Все это ясно демонстрирует смену тактики магнатов в решении вопроса о рабочей силе: объявление крестьян правительством (или самими магнатами, что являлось их излюбленной практикой) не сеньориальными было проще и выгоднее, чем вербовка чужих помещичьих крестьян поодиночке. К тому же это делалось легально. Получатели таких пожалований, по всей вероятности, не возражали против того, что крестьяне по закону считались прикрепленными к их новым землям. Власти смогли благосклонно отреагировать на жажду магнатов нажиться на рабочей силе, поскольку создание новой армии, оплачиваемой за наличные деньги, значительно уменьшило значение поместной системы и потребность в заселенных землях. Так как крестьяне платили налоги и давали рекрутов, то повинности, которые они платили раньше или могли бы платить для содержания служилых людей, стали менее важны для военного здоровья Московии.
Прикрепление крестьян к земле, по-видимому, не изменило количественное соотношение крестьян, проживающих на землях разных категорий, в пользу дворянства.

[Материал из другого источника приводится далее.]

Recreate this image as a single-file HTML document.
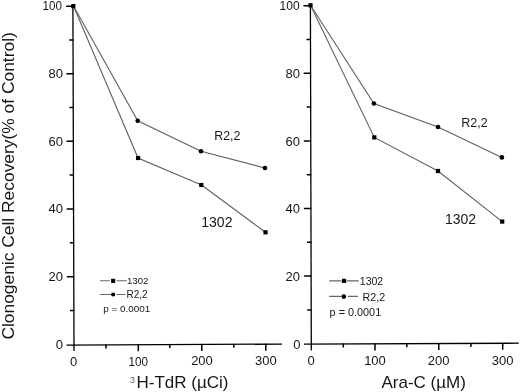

В 1669 г. 342 представителя высшего служилого сословия из 137 семей владели 121 137 крестьянскими дворами. Вместе с тем 15 920 дворян из 3264 семей имели 238 897 дворов. Другая группа, состоящая из 7—15 тысяч мелких помещиков, имела немногим более 75 000 крестьянских дворов. Разительное несоответствие в богатстве столь же очевидно и в цифрах 1710 г., когда представители высшего служилого сословия (бояре, выходцы из стрельцов) владели 254 000 крестьянских дворов, то есть 71 % всех тех хозяйств, которыми владели миряне. Уложение явно не принесло экономического триумфа дворянам и детям боярским; оно не создало базы для «дворянской монархии». В то же время крепостничество не нанесло особого вреда магнатам, как они этого опасались.

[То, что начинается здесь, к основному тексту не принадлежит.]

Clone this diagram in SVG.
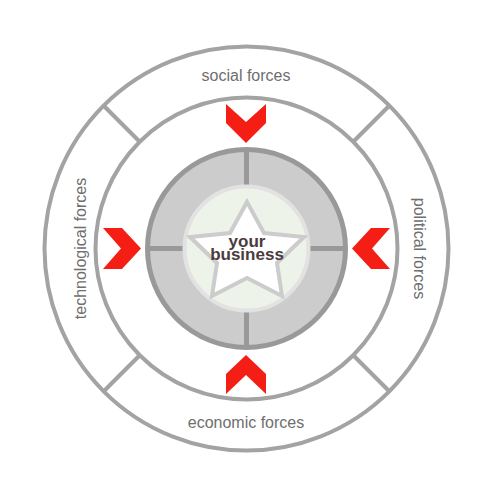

Те же самые магнаты рассудили, что в конечном счете прикрепление крестьян к земле может быть в их интересах. Поскольку многие крестьяне бежали из центра в южные степи и на Урал во время Тринадцатилетней войны, ряд магнатов, видимо, посчитали, что бессрочное закрепощение является не такой уж плохой идеей. Даже менее именитые представители высшего сословия беспрецедентно участвовали в челобитных кампаниях за возврат беглых крепостных после выхода Уложения. Богатые землевладельцы только выиграли от массовых мероприятий по возвращению беглецов. Одному такому помещику в Рязанской области вернули 106 крепостных. Нередко помещикам возвращали от двадцати до пятидесяти беглецов. Эти помещики принадлежали не только среднему служилому сословию.
Новое единение между высшим и средним служилым сословием могло быть вызвано не только общим интересом к крестьянскому вопросу, но и новой общей судьбой перед лицом создания новой армии: с появлением полков нового строя поместная конница безнадежно устарела, а большая часть командных должностей была отнята у высшего сословия иностранными офицерами-наемниками. По крайней мере, некоторые из магнатов, такие как Б.И. Морозов и различные монастыри, быстро смекнули, что они могут усилить эксплуатацию закрепощенного населения настолько, чтобы компенсировать тот факт, что они больше не смогут набирать для своих поместий такого количества беглых работников, как это было до 1649 г. Усиление эксплуатации на личном уровне означало, что крестьянину оставалось меньше средств на уплату налогов или своего потребления – но ни один из результатов не был выгоден государству. В этом факте нет существенного противоречия или загадки, ибо то, что современный человек счел бы государственным интересом, было явно второстепенным по отношению к желаниям людей, живших под государственной властью в России XVII в.